Democratic presidential candidate Hillary Clinton arrives to speak to volunteers at a Democratic party organizing event at the Neighborhood Theatre in Charlotte, N.C., Monday, July 25, 2016. (AP Photo/Andrew Harnik)
Democratic presidential candidate Hillary Clinton arrives to speak to volunteers at a Democratic party organizing event at the Neighborhood Theatre in Charlotte, N.C., Monday, July 25, 2016. (AP Photo/Andrew Harnik)

Watching from an even higher vantage as history was made Tuesday night was Victoria California Claflin Woodhull, the pioneering feminist who was nominated for the presidency in 1872 by the Equal Rights Party, the first of her sex to seek the leadership of a country in which she couldn’t even vote.

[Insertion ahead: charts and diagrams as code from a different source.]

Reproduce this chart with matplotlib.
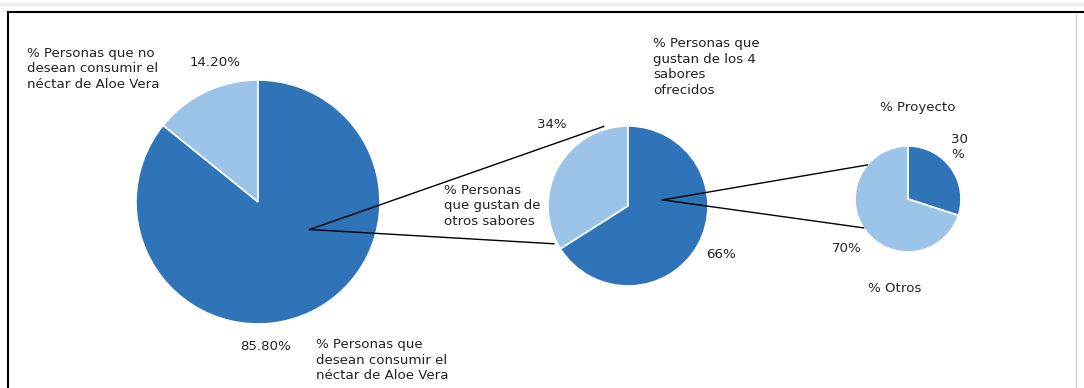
import matplotlib.pyplot as plt
import numpy as np

# survey results, three nested pies
consumo_vals = [14.2, 85.8]
consumo_labels = ['14.20%', '85.80%']
sabores_vals = [34, 66]
sabores_labels = ['34%', '66%']
proyecto_vals = [30, 70]
proyecto_labels = ['30\n%', '70%']

dark = '#2f73b8'
light = '#9cc3e8'
W, H = 1084, 388

plt.rcParams['font.family'] = ['DejaVu Sans']

fig = plt.figure(figsize=(W / 100, H / 100), dpi=100)
ax = fig.add_axes([0, 0, 1, 1])

# pie centres and radii in pixel units (y down)
p1 = (258, 202, 122)
p2 = (628, 206, 80)
p3 = (908, 199, 53)


def draw_pie(p, vals, colors, counterclock):
    cx, cy, r = p
    # axis is y-down, so flip the direction to keep the slices where they belong
    ax.pie(vals, colors=colors, center=(cx, cy), radius=r, startangle=-90,
           counterclock=not counterclock, frame=True,
           wedgeprops=dict(edgecolor='white', linewidth=1.2))


def pt(p, ang, frac):
    cx, cy, r = p
    a = np.radians(ang)
    return cx + frac * r * np.cos(a), cy - frac * r * np.sin(a)


draw_pie(p1, consumo_vals, [light, dark], True)
draw_pie(p2, sabores_vals, [light, dark], True)
draw_pie(p3, proyecto_vals, [dark, light], False)
ax.set_xlim(0, W)
ax.set_ylim(H, 0)
ax.set_aspect('equal')
ax.axis('off')

# connector lines between the pies
s1 = pt(p1, -28, 0.48)
for ang in (107, 207):
    e = pt(p2, ang, 1.04)
    ax.plot([s1[0], e[0]], [s1[1], e[1]], color='black', lw=1.0)
s2 = pt(p2, 10, 0.44)
for ang in (140, 213):
    e = pt(p3, ang, 1.0)
    ax.plot([s2[0], e[0]], [s2[1], e[1]], color='black', lw=1.0)

# frame: dark top and left edges, faint right edge
ax.plot([8, W], [12, 12], color='black', lw=1.5)
ax.plot([8, 8], [12, H], color='black', lw=1.5)
ax.plot([1076, 1076], [14, H], color='#d8d8d8', lw=1.0)
ax.plot([0, W], [4, 4], color='#ececec', lw=2.0)

fs = 9.6
tc = '#222222'
ls = 1.25
kw = dict(fontsize=fs, color=tc, linespacing=ls)
ax.text(27, 47, '% Personas que no\ndesean consumir el\nnéctar de Aloe Vera', va='top', ha='left', **kw)
ax.text(190, 62, consumo_labels[0], va='center', ha='left', **kw)
ax.text(240, 347, consumo_labels[1], va='center', ha='left', **kw)
ax.text(316, 338, '% Personas que\ndesean consumir el\nnéctar de Aloe Vera', va='top', ha='left', **kw)

ax.text(537, 124, sabores_labels[0], va='center', ha='left', **kw)
ax.text(653, 37, '% Personas que\ngustan de los 4\nsabores\nofrecidos', va='top', ha='left', **kw)
ax.text(444, 184, '% Personas\nque gustan de\notros sabores', va='top', ha='left', **kw)
ax.text(706, 255, sabores_labels[1], va='center', ha='left', **kw)

ax.text(880, 108, '% Proyecto', va='center', ha='left', **kw)
ax.text(951, 133, proyecto_labels[0], va='top', ha='left', **kw)
ax.text(832, 248, proyecto_labels[1], va='center', ha='left', **kw)
ax.text(868, 289, '% Otros', va='center', ha='left', **kw)

fig.savefig('out.png', dpi=100)
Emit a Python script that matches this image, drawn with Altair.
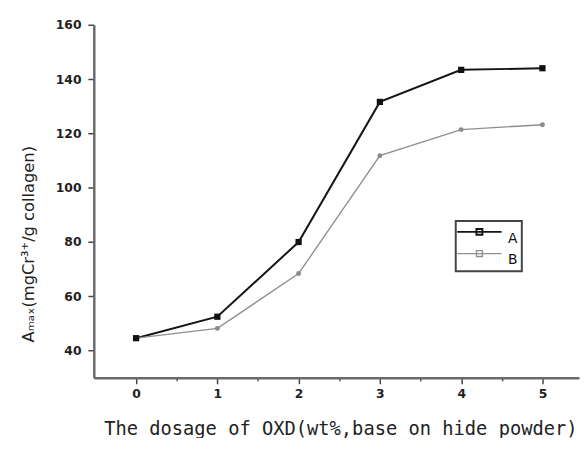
import altair as alt
import pandas as pd

# ---- data ----
dosage = [0, 1, 2, 3, 4, 5]
series_a = [44.6, 52.5, 80.0, 131.6, 143.4, 144.0]
series_b = [44.6, 48.2, 68.4, 111.8, 121.4, 123.2]
series_names = ["A", "B"]
x_ticks = [0, 0.5, 1, 1.5, 2, 2.5, 3, 3.5, 4, 4.5, 5]
y_ticks = [40, 50, 60, 70, 80, 90, 100, 110, 120, 130, 140, 150, 160]

df = pd.DataFrame({
    "dosage": dosage * 2,
    "value": series_a + series_b,
    "series": [series_names[0]] * len(dosage) + [series_names[1]] * len(dosage),
})

x_title = "The dosage of OXD(wt%,base on hide powder)"
y_title = "A\u2098\u2090\u2093(mgCr\u00b3\u207a/g collagen)"

x_scale = alt.Scale(domain=[-0.52, 5.45], nice=False, zero=False)
y_scale = alt.Scale(domain=[30, 160], nice=False, zero=False)

axis_common = dict(
    grid=False,
    domainColor="#6a6a6a",
    domainWidth=2.5,
    tickColor="#444444",
    tickWidth=1.5,
    labelFont="DejaVu Sans",
    labelFontWeight="bold",
    labelFontSize=12.5,
    labelColor="#222222",
    titleColor="#222222",
    titleFontWeight="normal",
)

x_axis = alt.Axis(
    values=x_ticks,
    labelExpr="datum.value % 1 == 0 ? format(datum.value, 'd') : ''",
    tickSize={"condition": {"test": "datum.value % 1 == 0", "value": 6}, "value": 3},
    labelPadding=4,
    title=x_title,
    titleFont="DejaVu Sans Mono",
    titleFontSize=19,
    titlePadding=20,
    titleX=250,
    **axis_common,
)
y_axis = alt.Axis(
    values=y_ticks,
    labelExpr="datum.value % 20 == 0 ? format(datum.value, 'd') : ''",
    tickSize={"condition": {"test": "datum.value % 20 == 0", "value": 6}, "value": 3},
    labelPadding=7,
    title=y_title,
    titleFont="DejaVu Sans",
    titleFontSize=16.5,
    titlePadding=19,
    titleY=222,
    **axis_common,
)

legend_symbol = "M-4.5,0H4.5M-0.6,-0.6H0.6V0.6H-0.6Z"

base = alt.Chart(df)

lines = base.mark_line().encode(
    x=alt.X("dosage:Q", scale=x_scale, axis=x_axis),
    y=alt.Y("value:Q", scale=y_scale, axis=y_axis),
    color=alt.Color(
        "series:N",
        scale=alt.Scale(domain=series_names, range=["#151515", "#8f8f8f"]),
        legend=alt.Legend(
            title=None,
            orient="none",
            legendX=367,
            legendY=199,
            symbolType=legend_symbol,
            symbolSize=100,
            symbolOffset=13,
            symbolStrokeWidth=2,
            labelOffset=22,
            padding=4,
            rowPadding=1,
            strokeColor="#444444",
            labelFont="DejaVu Sans",
            labelFontSize=14,
            labelColor="#111111",
            labelBaseline="top",
        ),
    ),
    strokeWidth=alt.StrokeWidth(
        "series:N", scale=alt.Scale(domain=series_names, range=[2, 1.4]), legend=None
    ),
)

points_a = base.transform_filter(alt.datum.series == "A").mark_point(
    shape="square", filled=True, color="#111111", size=40, opacity=1
).encode(
    x=alt.X("dosage:Q", scale=x_scale),
    y=alt.Y("value:Q", scale=y_scale),
)

points_b = base.transform_filter(alt.datum.series == "B").mark_point(
    shape="circle", filled=True, color="#8a8a8a", size=25, opacity=1
).encode(
    x=alt.X("dosage:Q", scale=x_scale),
    y=alt.Y("value:Q", scale=y_scale),
)

chart = (
    alt.layer(lines, points_b, points_a)
    .properties(
        width=492,
        height=358,
        autosize="none",
        padding={"left": 87, "top": 14, "right": 1, "bottom": 58},
        background="white",
    )
    .configure_view(stroke=None)
    .configure_legend(strokeWidth=2)
)

chart.save("out.html", embed_options={"renderer": "svg", "actions": False})
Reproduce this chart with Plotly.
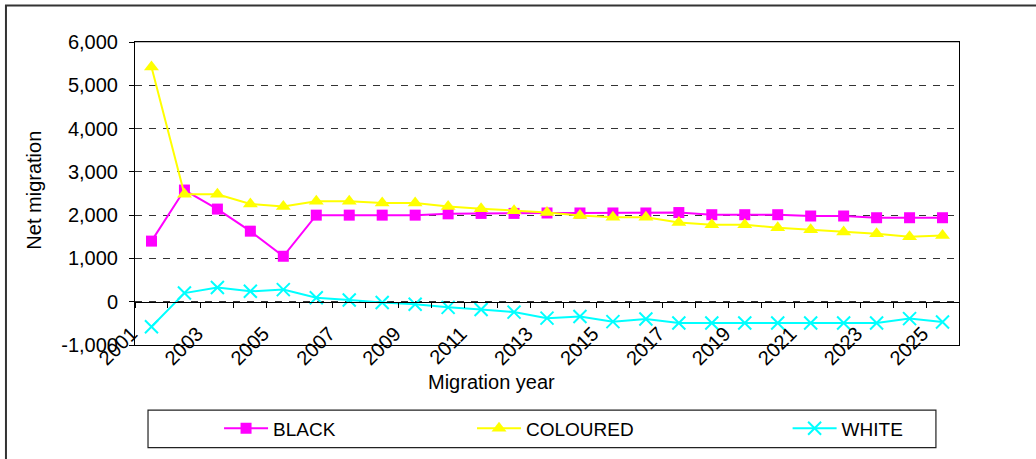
import plotly.graph_objects as go

# Projected net migration by population group
YEARS = [2001, 2002, 2003, 2004, 2005, 2006, 2007, 2008, 2009, 2010,
         2011, 2012, 2013, 2014, 2015, 2016, 2017, 2018, 2019, 2020,
         2021, 2022, 2023, 2024, 2025]
BLACK = [1400, 2580, 2140, 1630, 1050, 2000, 2000, 2000, 2000, 2030,
         2040, 2040, 2050, 2050, 2050, 2050, 2060, 2010, 2010, 2010,
         1980, 1980, 1940, 1940, 1940]
COLOURED = [5420, 2480, 2480, 2260, 2200, 2320, 2320, 2280, 2280, 2200,
            2150, 2100, 2060, 1990, 1950, 1950, 1830, 1780, 1780, 1710,
            1660, 1610, 1570, 1500, 1530]
WHITE = [-580, 200, 330, 240, 280, 90, 40, -20, -60, -130,
         -180, -240, -380, -340, -460, -400, -490, -490, -490, -490,
         -490, -490, -490, -390, -470]

X_LABELS = [2001, 2003, 2005, 2007, 2009, 2011, 2013, 2015, 2017, 2019,
            2021, 2023, 2025]
Y_TICKS = [-1000, 0, 1000, 2000, 3000, 4000, 5000, 6000]
Y_TICK_TEXT = ["-1,000", "0", "1,000", "2,000", "3,000", "4,000", "5,000", "6,000"]

FONT = "Liberation Sans, Arial, sans-serif"

fig = go.Figure()

fig.add_trace(go.Scatter(
    x=YEARS, y=BLACK, name="BLACK", mode="lines+markers",
    line=dict(color="#FF00FF", width=2),
    marker=dict(symbol="square", size=11, color="#FF00FF"),
    legend="legend",
))
fig.add_trace(go.Scatter(
    x=YEARS, y=COLOURED, name="COLOURED", mode="lines+markers",
    line=dict(color="#FFFF00", width=2),
    marker=dict(symbol="triangle-up", size=13, color="#FFFF00"),
    legend="legend2",
))
fig.add_trace(go.Scatter(
    x=YEARS, y=WHITE, name="WHITE", mode="lines+markers",
    line=dict(color="#00FFFF", width=2),
    marker=dict(symbol="x-thin", size=13, color="#00FFFF",
                line=dict(color="#00FFFF", width=2)),
    legend="legend3",
))
# empty helper trace so the category-boundary tick axis is rendered
fig.add_trace(go.Scatter(x=[YEARS[0]], y=[None], xaxis="x2", mode="lines",
                         showlegend=False, hoverinfo="skip"))

x_lo, x_hi = YEARS[0] - 0.5, YEARS[-1] + 0.5
boundaries = [y - 0.5 for y in YEARS] + [YEARS[-1] + 0.5]
y_lo, y_hi = Y_TICKS[0], Y_TICKS[-1]

legend_style = dict(orientation="h", y=-0.275, xanchor="left", yanchor="middle",
                    font=dict(size=19), bgcolor="rgba(0,0,0,0)", itemwidth=44)

fig.update_layout(
    width=1036, height=459,
    margin=dict(l=135, r=77, t=42, b=110),
    paper_bgcolor="white", plot_bgcolor="white",
    font=dict(family=FONT, size=20, color="black"),
    xaxis=dict(
        range=[x_lo, x_hi], tickmode="array", tickvals=X_LABELS,
        ticktext=[str(v) for v in X_LABELS], tickangle=-45,
        ticks="", showgrid=False, zeroline=False,
        showline=True, linecolor="black", linewidth=1, mirror=True,
        tickfont=dict(size=20), ticklabelshift=-20, ticklabelstandoff=-32,
    ),
    xaxis2=dict(
        overlaying="x", anchor="free", matches="x",
        position=(0 - y_lo) / (y_hi - y_lo),
        range=[x_lo, x_hi], tickmode="array", tickvals=boundaries,
        ticks="outside", ticklen=5, tickcolor="black", tickwidth=1,
        showticklabels=False, showgrid=False, zeroline=False,
        showline=True, linecolor="black", linewidth=1,
    ),
    yaxis=dict(
        range=[y_lo, y_hi], tickmode="array", tickvals=Y_TICKS,
        ticktext=Y_TICK_TEXT, ticks="outside", ticklen=5, tickcolor="black",
        showgrid=True, gridcolor="#333333", gridwidth=1, griddash="7px,7px",
        zeroline=False, showline=True, linecolor="black", linewidth=1,
        mirror=True, ticklabelstandoff=7, tickfont=dict(size=20),
    ),
    legend=dict(legend_style, x=0.102),
    legend2=dict(legend_style, x=0.409),
    legend3=dict(legend_style, x=0.792),
    annotations=[
        dict(text="Net migration", xref="paper", yref="paper",
             x=-0.122, y=0.511, textangle=-90, showarrow=False,
             font=dict(size=20), xanchor="center", yanchor="middle"),
        dict(text="Migration year", xref="paper", yref="paper",
             x=0.433, y=-0.1205, showarrow=False,
             font=dict(size=20), xanchor="center", yanchor="middle"),
    ],
    shapes=[
        # chart area frame
        dict(type="rect", xref="paper", yref="paper",
             x0=-0.1566, x1=1.2, y0=-0.5, y1=1.1205,
             line=dict(color="#333333", width=2), layer="below"),
        # top edge of plot area
        dict(type="line", xref="paper", yref="paper",
             x0=0, x1=1, y0=1, y1=1,
             line=dict(color="#808080", width=1), layer="below"),
        # legend frame
        dict(type="rect", xref="paper", yref="paper",
             x0=0.0158, x1=0.972, y0=-0.3388, y1=-0.215,
             line=dict(color="#222222", width=1.2)),
    ],
)

fig.write_html("out.html")
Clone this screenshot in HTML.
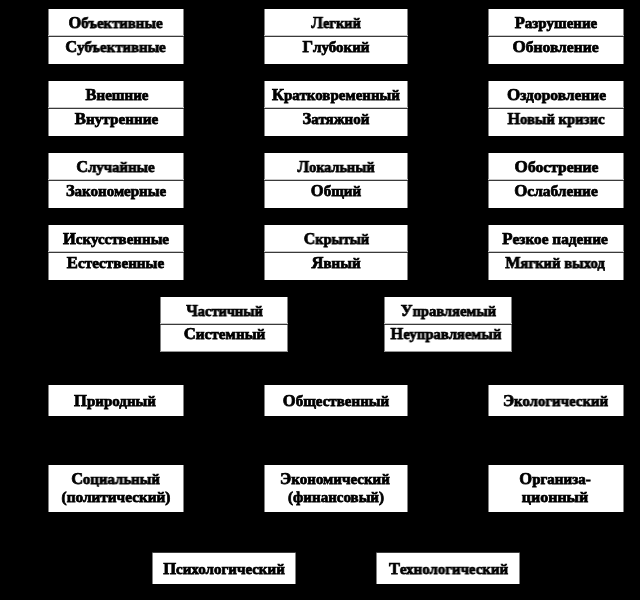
<!DOCTYPE html>
<html><head><meta charset="utf-8"><style>
html,body{margin:0;padding:0;background:#000;width:640px;height:600px;overflow:hidden}
.b{position:absolute;background:#fff;box-sizing:border-box;border-left:1px solid #808080;border-right:1px solid #808080}
.d{position:absolute;height:1px;background:#3a3a3a;box-shadow:0 -1px 0 #c8c8c8}
.t{position:absolute;height:20px;line-height:20px;text-align:center;font-family:"Liberation Serif",serif;font-weight:bold;font-size:15.0px;color:#000;white-space:nowrap;-webkit-text-stroke:0.75px #000;transform-origin:50% 0;will-change:transform}
.c{font-size:16.5px}
</style></head><body>
<div class="b" style="left:48px;top:9px;width:136px;height:55px;"></div>
<div class="d" style="left:48px;top:36px;width:136px"></div>
<div class="b" style="left:264px;top:9px;width:144px;height:55px;"></div>
<div class="d" style="left:264px;top:36px;width:144px"></div>
<div class="b" style="left:488px;top:9px;width:136px;height:55px;"></div>
<div class="d" style="left:488px;top:36px;width:136px"></div>
<div class="b" style="left:48px;top:81px;width:136px;height:55px;"></div>
<div class="d" style="left:48px;top:108px;width:136px"></div>
<div class="b" style="left:264px;top:81px;width:144px;height:55px;"></div>
<div class="d" style="left:264px;top:108px;width:144px"></div>
<div class="b" style="left:488px;top:81px;width:136px;height:55px;"></div>
<div class="d" style="left:488px;top:108px;width:136px"></div>
<div class="b" style="left:48px;top:153px;width:136px;height:55px;"></div>
<div class="d" style="left:48px;top:180px;width:136px"></div>
<div class="b" style="left:264px;top:153px;width:144px;height:55px;"></div>
<div class="d" style="left:264px;top:180px;width:144px"></div>
<div class="b" style="left:488px;top:153px;width:136px;height:55px;"></div>
<div class="d" style="left:488px;top:180px;width:136px"></div>
<div class="b" style="left:48px;top:225px;width:136px;height:55px;"></div>
<div class="d" style="left:48px;top:252px;width:136px"></div>
<div class="b" style="left:264px;top:225px;width:144px;height:55px;"></div>
<div class="d" style="left:264px;top:252px;width:144px"></div>
<div class="b" style="left:488px;top:225px;width:136px;height:55px;"></div>
<div class="d" style="left:488px;top:252px;width:136px"></div>
<div class="b" style="left:160px;top:297px;width:128px;height:54px;box-shadow:0 1px 0 #969696;"></div>
<div class="d" style="left:160px;top:324px;width:128px"></div>
<div class="b" style="left:384px;top:297px;width:128px;height:54px;box-shadow:0 1px 0 #969696;"></div>
<div class="d" style="left:384px;top:324px;width:128px"></div>
<div class="b" style="left:48px;top:385px;width:136px;height:31px;"></div>
<div class="b" style="left:264px;top:385px;width:144px;height:31px;"></div>
<div class="b" style="left:488px;top:385px;width:136px;height:31px;"></div>
<div class="b" style="left:48px;top:465px;width:136px;height:47px;"></div>
<div class="b" style="left:264px;top:465px;width:144px;height:47px;"></div>
<div class="b" style="left:488px;top:465px;width:136px;height:47px;"></div>
<div class="b" style="left:152px;top:553px;width:144px;height:31px;box-shadow:0 -1px 0 #3c3c3c;"></div>
<div class="b" style="left:376px;top:553px;width:144px;height:31px;box-shadow:0 -1px 0 #3c3c3c;"></div>
<div class="t" style="left:48px;width:136px;top:13px;transform:translateX(-0.50px) scaleX(0.9895)"><span class="c">О</span>бъективные</div>
<div class="t" style="left:48px;width:136px;top:37px;transform:translateX(-0.50px) scaleX(0.9901)"><span class="c">С</span>убъективные</div>
<div class="t" style="left:264px;width:144px;top:13px;transform:translateX(-0.02px) scaleX(0.9615)"><span class="c">Л</span>егкий</div>
<div class="t" style="left:264px;width:144px;top:37px;transform:translateX(0.02px) scaleX(1.0007)"><span class="c">Г</span>лубокий</div>
<div class="t" style="left:488px;width:136px;top:13px;transform:translateX(0.00px) scaleX(1.0000)"><span class="c">Р</span>азрушение</div>
<div class="t" style="left:488px;width:136px;top:37px;transform:translateX(-0.48px) scaleX(1.0367)"><span class="c">О</span>бновление</div>
<div class="t" style="left:48px;width:136px;top:85px;transform:translateX(1.01px) scaleX(1.0003)"><span class="c">В</span>нешние</div>
<div class="t" style="left:48px;width:136px;top:109px;transform:translateX(0.51px) scaleX(1.0122)"><span class="c">В</span>нутренние</div>
<div class="t" style="left:264px;width:144px;top:85px;transform:translateX(0.00px) scaleX(1.0000)"><span class="c">К</span>ратковременный</div>
<div class="t" style="left:264px;width:144px;top:109px;transform:translateX(0.00px) scaleX(1.0000)"><span class="c">З</span>атяжной</div>
<div class="t" style="left:488px;width:136px;top:85px;transform:translateX(0.49px) scaleX(1.0317)"><span class="c">О</span>здоровление</div>
<div class="t" style="left:488px;width:136px;top:109px;transform:translateX(-0.01px) scaleX(0.9800)"><span class="c">Н</span>овый кризис</div>
<div class="t" style="left:48px;width:136px;top:157px;transform:translateX(-0.50px) scaleX(0.9873)"><span class="c">С</span>лучайные</div>
<div class="t" style="left:48px;width:136px;top:181px;transform:translateX(0.00px) scaleX(1.0000)"><span class="c">З</span>акономерные</div>
<div class="t" style="left:264px;width:144px;top:157px;transform:translateX(-0.02px) scaleX(0.9514)"><span class="c">Л</span>окальный</div>
<div class="t" style="left:264px;width:144px;top:181px;transform:translateX(0.00px) scaleX(1.0000)"><span class="c">О</span>бщий</div>
<div class="t" style="left:488px;width:136px;top:157px;transform:translateX(0.54px) scaleX(1.0377)"><span class="c">О</span>бострение</div>
<div class="t" style="left:488px;width:136px;top:181px;transform:translateX(0.00px) scaleX(1.0247)"><span class="c">О</span>слабление</div>
<div class="t" style="left:48px;width:136px;top:229px;transform:translateX(0.00px) scaleX(1.0000)"><span class="c">И</span>скусственные</div>
<div class="t" style="left:48px;width:136px;top:253px;transform:translateX(-0.49px) scaleX(1.0104)"><span class="c">Е</span>стественные</div>
<div class="t" style="left:264px;width:144px;top:229px;transform:translateX(0.48px) scaleX(0.9559)"><span class="c">С</span>крытый</div>
<div class="t" style="left:264px;width:144px;top:253px;transform:translateX(0.01px) scaleX(1.0004)"><span class="c">Я</span>вный</div>
<div class="t" style="left:488px;width:136px;top:229px;transform:translateX(-0.99px) scaleX(1.0192)"><span class="c">Р</span>езкое падение</div>
<div class="t" style="left:488px;width:136px;top:253px;transform:translateX(-1.01px) scaleX(0.9804)"><span class="c">М</span>ягкий выход</div>
<div class="t" style="left:160px;width:128px;top:301px;transform:translateX(0.48px) scaleX(0.9625)"><span class="c">Ч</span>астичный</div>
<div class="t" style="left:160px;width:128px;top:324px;transform:translateX(0.51px) scaleX(1.0125)"><span class="c">С</span>истемный</div>
<div class="t" style="left:384px;width:128px;top:301px;transform:translateX(0.48px) scaleX(0.9694)"><span class="c">У</span>правляемый</div>
<div class="t" style="left:384px;width:128px;top:324px;transform:translateX(-2.00px) scaleX(0.9825)"><span class="c">Н</span>еуправляемый</div>
<div class="t" style="left:48px;width:136px;top:391px;transform:translateX(-1.00px) scaleX(1.0000)"><span class="c">П</span>риродный</div>
<div class="t" style="left:264px;width:144px;top:391px;transform:translateX(0.00px) scaleX(1.0000)"><span class="c">О</span>бщественный</div>
<div class="t" style="left:488px;width:136px;top:391px;transform:translateX(-0.50px) scaleX(0.9905)"><span class="c">Э</span>кологический</div>
<div class="t" style="left:48px;width:136px;top:469px;transform:translateX(-0.50px) scaleX(0.9888)"><span class="c">С</span>оциальный</div>
<div class="t" style="left:48px;width:136px;top:487px;transform:translateX(0.01px) scaleX(1.0189)">(политический)</div>
<div class="t" style="left:264px;width:144px;top:469px;transform:translateX(-1.00px) scaleX(1.0000)"><span class="c">Э</span>кономический</div>
<div class="t" style="left:264px;width:144px;top:487px;transform:translateX(0.00px) scaleX(1.0000)">(финансовый)</div>
<div class="t" style="left:488px;width:136px;top:469px;transform:translateX(-1.00px) scaleX(1.0000)"><span class="c">О</span>рганиза-</div>
<div class="t" style="left:488px;width:136px;top:487px;transform:translateX(-0.97px) scaleX(1.0645)">ционный</div>
<div class="t" style="left:152px;width:144px;top:559px;transform:translateX(0.00px) scaleX(1.0000)"><span class="c">П</span>сихологический</div>
<div class="t" style="left:376px;width:144px;top:559px;transform:translateX(0.50px) scaleX(0.9917)"><span class="c">Т</span>ехнологический</div>
</body></html>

Born in Ohio 25 years before the start of the Civil War, and married at the age of 15, Woodhull would not win the presidency—she was arrested for “publishing an obscene newspaper” the day before the election, and votes for her were voided—but she would live to see women’s suffrage become a reality in this country. She died in 1927, three weeks after Charles Lindbergh flew the Atlantic with no aid from the sun.

“I well aware that in assuming this position I shall evoke more ridicule than enthusiasm at the outset,” Woodhull said upon her nomination in a speech that, in many ways, Clinton might reprise on Thursday. “But this is an epoch of sudden changes and startling surprises. What may appear absurd today will assume a serious aspect tomorrow.”